9

I have three variables:

  • distance (continuous, variable range negative infinity to positive infinity)
  • isLand (discrete categorical/ Boolean, variable range 1 or 0)
  • occupants (discrete categorical, variable range 0-7)

I want to answer the following statistical questions:

  • How to I compare distributions that have both categorical and continuous variable. For example, I like to determine if the data distribution of distance vs occupants varies depending on the value of isLand.
  • Given two of the three variables, can I predict the third using some equation?
  • How can I determine independence with more than two variables?
Elpezmuerto
  • 1,125
  • 4
  • 14
  • 22
  • 1
    I would recommend that you to split this across three separate questions. – Shane Sep 13 '10 at 15:20
  • Actually, now that I read this a little closer, I see that the answer for each is very closely related. – Shane Sep 13 '10 at 15:25
  • I felt that the heart of the question is comparing two different distributions, I just happen to list three different ways to do it. – Elpezmuerto Sep 13 '10 at 16:14
  • For `occupants` what you've got is an ordinal variable, so I wouldn't think of it as categorical. Especially with 8 values, it's almost continuous. – Mike Dunlavey Sep 14 '10 at 00:07

2 Answers2

5

I would recommend reading about logistic or log-linear models in particular, and methods of categorical data analysis in general.

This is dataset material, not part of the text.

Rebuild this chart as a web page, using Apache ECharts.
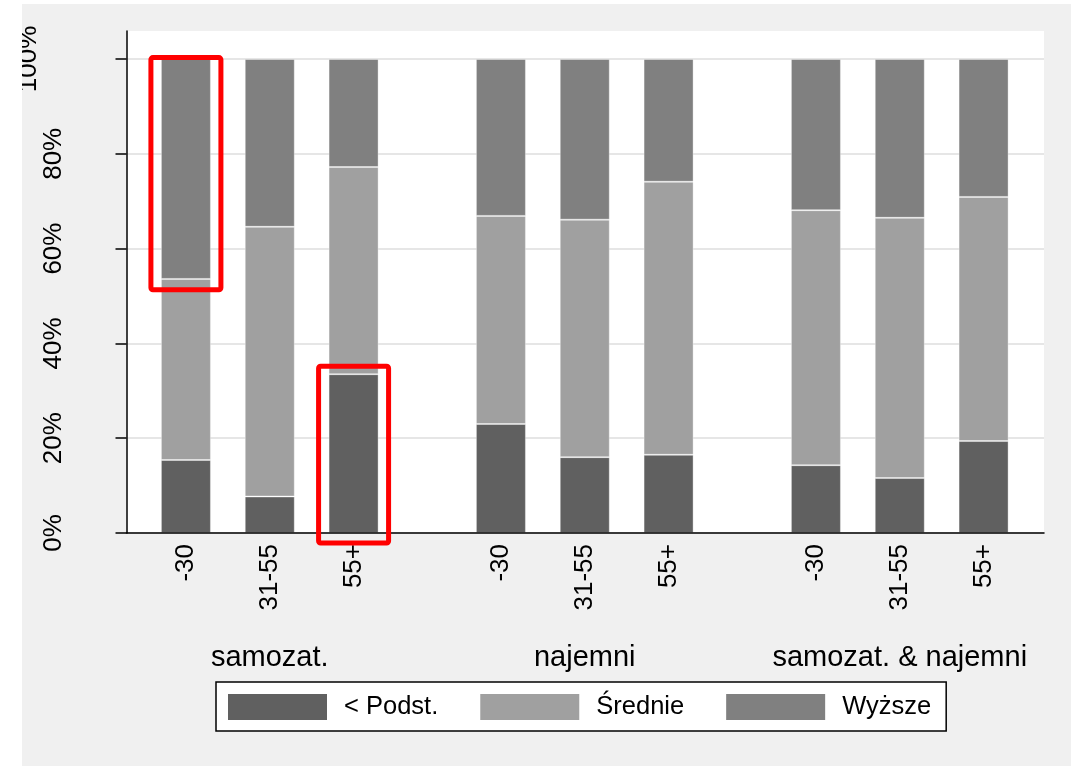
<!DOCTYPE html>
<html>
<head>
<meta charset="utf-8">
<script src="https://cdn.jsdelivr.net/npm/echarts@6/dist/echarts.min.js"></script>
<style>html,body{margin:0;padding:0;background:#fff}#c{width:1071px;height:766px}</style>
</head>
<body>
<div id="c"></div>
<script>
// ---- data ----
const ageCats = ['-30', '31-55', '55+'];
const groupNames = ['samozat.', 'najemni', 'samozat. & najemni'];
const seriesNames = ['< Podst.', 'Średnie', 'Wyższe'];
// shares (%) per group, per age category
const podst   = [[15.4, 7.7, 33.5], [23.0, 16.0, 16.5], [14.3, 11.6, 19.4]];
const srednie = [[38.2, 56.9, 43.7], [43.9, 50.1, 57.6], [53.8, 54.9, 51.5]];
const wyzsze  = [[46.4, 35.4, 22.8], [33.1, 33.9, 25.9], [31.9, 33.5, 29.1]];
const yTickLabels = ['0%', '20%', '40%', '60%', '80%', '100%'];
// highlighted (red boxed) segments: group index, category, lower %, upper %
const hlGroup = [0, 0];
const hlCat = ['-30', '55+'];
const hlLow = [51.3, -2.1];
const hlHigh = [100.3, 35.2];

// ---- layout / style ----
const FONT = '"Liberation Sans", Arial, sans-serif';
const colors = ['#606060', '#a0a0a0', '#808080'];
const groupLeft = [144, 459, 774];
const groupWidth = 251.5;
const plotTop = 59, plotBottom = 233, frameTop = 31, plotLeft = 126.5, plotRight = 27;
const values = [podst, srednie, wyzsze];

const grids = [
  {left: plotLeft, right: plotRight, top: frameTop, bottom: plotBottom, show: true, backgroundColor: '#fff', borderWidth: 0},
  {left: plotLeft, right: plotRight, top: plotTop, bottom: plotBottom}
];
const xAxes = [
  {gridIndex: 0, type: 'value', min: 0, max: 1, z: 5, axisLine: {show: true, lineStyle: {color: '#000', width: 1.5}}, axisTick: {show: false}, axisLabel: {show: false}, splitLine: {show: false}},
  {gridIndex: 1, type: 'value', show: false, min: 0, max: 1}
];
const yAxes = [
  {gridIndex: 0, type: 'value', min: 0, max: 1, z: 5, axisLine: {show: true, lineStyle: {color: '#000', width: 1.5}}, axisTick: {show: false}, axisLabel: {show: false}, splitLine: {show: false}},
  {gridIndex: 1, type: 'value', min: 0, max: 100, interval: 20,
   axisLine: {show: false},
   axisTick: {show: true, inside: false, length: 11, lineStyle: {color: '#000', width: 1.5}},
   splitLine: {show: true, lineStyle: {color: '#e6e6e6', width: 2}},
   axisLabel: {rotate: 90, margin: 60, fontSize: 26, color: '#000', fontFamily: FONT,
     formatter: function (v) { const l = yTickLabels[Math.round(v / 20)]; return v === 100 ? '{top|' + l + '}' : l; },
     rich: {top: {fontSize: 26, color: '#000', fontFamily: FONT, padding: [0, 0, 25, 0]}}}}
];
const series = [];
groupNames.forEach(function (gName, g) {
  grids.push({left: groupLeft[g], width: groupWidth, top: plotTop, bottom: plotBottom});
  xAxes.push({gridIndex: g + 2, type: 'category', data: ageCats,
    axisLine: {show: false}, axisTick: {show: false}, splitLine: {show: false},
    axisLabel: {rotate: 90, margin: 11, fontSize: 26, color: '#000', fontFamily: FONT, interval: 0},
    name: gName, nameLocation: 'middle', nameGap: 110,
    nameTextStyle: {fontSize: 29, color: '#000', fontFamily: FONT}});
  yAxes.push({gridIndex: g + 2, type: 'value', min: 0, max: 100, show: false});
  seriesNames.forEach(function (sName, s) {
    series.push({type: 'bar', name: sName, xAxisIndex: g + 2, yAxisIndex: g + 2, stack: 'g' + g,
      barWidth: 50, data: values[s][g],
      itemStyle: {color: colors[s], borderColor: 'rgba(255,255,255,0.35)', borderWidth: 1},
      emphasis: {disabled: true}});
  });
});

const chart = echarts.init(document.getElementById('c'), null, {renderer: 'canvas'});
chart.setOption({
  backgroundColor: '#fff',
  animation: false,
  textStyle: {fontFamily: FONT},
  grid: grids, xAxis: xAxes, yAxis: yAxes, series: series,
  legend: {data: seriesNames, left: 216, top: 682, orient: 'horizontal', icon: 'rect',
    itemWidth: 99, itemHeight: 26, itemGap: 42, padding: [12, 15, 11, 12],
    backgroundColor: '#fff', borderColor: '#000', borderWidth: 1.5,
    itemStyle: {borderWidth: 0},
    textStyle: {fontSize: 25.5, color: '#000', fontFamily: FONT, padding: [0, 0, 0, 12], lineHeight: 26}}
});

// grey page background, white margin, and red annotation boxes placed through the axes' own scales
const gfx = [
  {type: 'rect', z: -100, silent: true, shape: {x: 22, y: 4, width: 1049, height: 762}, style: {fill: '#f0f0f0'}},
  {type: 'rect', z: 100, silent: true, shape: {x: 0, y: 0, width: 22, height: 766}, style: {fill: '#fff'}}
];
hlCat.forEach(function (cat, i) {
  const idx = hlGroup[i] + 2;
  const pTop = chart.convertToPixel({xAxisIndex: idx, yAxisIndex: idx}, [cat, hlHigh[i]]);
  const pBot = chart.convertToPixel({xAxisIndex: idx, yAxisIndex: idx}, [cat, hlLow[i]]);
  const half = 35;
  gfx.push({type: 'rect', z: 100, silent: true,
    shape: {x: pTop[0] - half, y: pTop[1], width: half * 2, height: pBot[1] - pTop[1], r: 2},
    style: {fill: 'none', stroke: '#ff0000', lineWidth: 5}});
});
chart.setOption({graphic: gfx});
</script>
</body>
</html>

The notes on the following course are pretty good for a start: Analysis of Discrete Data. The textbook by Agresti is quite good. You might also consider Kleinbaum for a quick start.

ars
  • 12,160
  • 1
  • 36
  • 54
  • I actually have the Agresti textbook on my desk right now and I have been using it. The problem is that I didn't know what specific methodology I should be using. – Elpezmuerto Sep 13 '10 at 16:32
  • 2
    @Elpezmuerto Very briefly, to complement @ars answer, question 1 can be answered with a conditional or trellis plot, e.g. sth like `dist ~ occ | isLand` using Lattice, or see the `coplot()` function in the `vcd` package -- this is for exploratory purpose; question 2 calls for a prediction model; depending on the variable you consider as your outcome, it may be logistic regression (e.g. if Y=isLand), a linear regression (e.g. if Y=distance), or directly a log-linear model providing you categorize your continuous measurement; question 3 is clearly a log-linear model as suggested by @ars. – chl Sep 13 '10 at 19:10
  • 1
    @Elpezmuerto @ars Thanks to the work of Laura Thompson, Agresti's book is available in R too, http://j.mp/9fXheu :-) – chl Sep 13 '10 at 19:12
  • 2
    @chl: that's a great find! Thank you. @Elpezmuerto: There's a series of examples in Agresti concerning crabs -- I'm pretty sure there's a continuous variable (size of crab?) along with a color (range) and a boolean (can't recall). So fairly close to your case -- it's probably instructive to read through those examples which span at least 2 chapters (one chapter is logistic regression I believe). – ars Sep 13 '10 at 19:33
  • @ars These are esp. chapters 4 and 5, with carapace width and weight as continuous variables and spine condition as another categorical (ordinal) variable, used in Poisson and Logistic regression :) – chl Sep 13 '10 at 19:51
  • @Ars, I actually have been using the crab examples before you mentioned it. So atleast I know I am on the right track – Elpezmuerto Sep 13 '10 at 20:18
  • @chl: totally impressed by your consistent thoroughness in all responses! You're setting a high bar though. :) @Elpezmuerto: totally on the right track. I'm guessing you're more or less aware of the methodology and just need to start applying it to your data. Then ask specific questions if you hit a wall or are unsure. It's the only way to learn modeling, I think. – ars Sep 14 '10 at 01:25
  • @Ars, I felt I hit an information wall but you guys are getting me on the right track. I am also considering using a generalized linear model because max occupants is a discrete response variable that is a count as a possible outcome. Agresti (page 74) suggests generalized linear model then. – Elpezmuerto Sep 14 '10 at 13:51
2
  1. To examine the relationship between a continuous and categorical factor, a good start is to use side-by-side box plots, continuous on the left, categorical on the bottom. Are the means different? Use ANOVA to check.

  2. To examine the relationship between categorical factors, a good start is to use a mosaic plot, as well as a contingency table. You could group first then make separate plots.

  3. To predict occupants, ordinal logistic regression is probably the best way to go.

  4. To predict isLand, (binomial) logistic regression should do the trick.

  5. To predict distance, OLS regression will work.

Neil McGuigan
  • 9,292
  • 13
  • 54
  • 62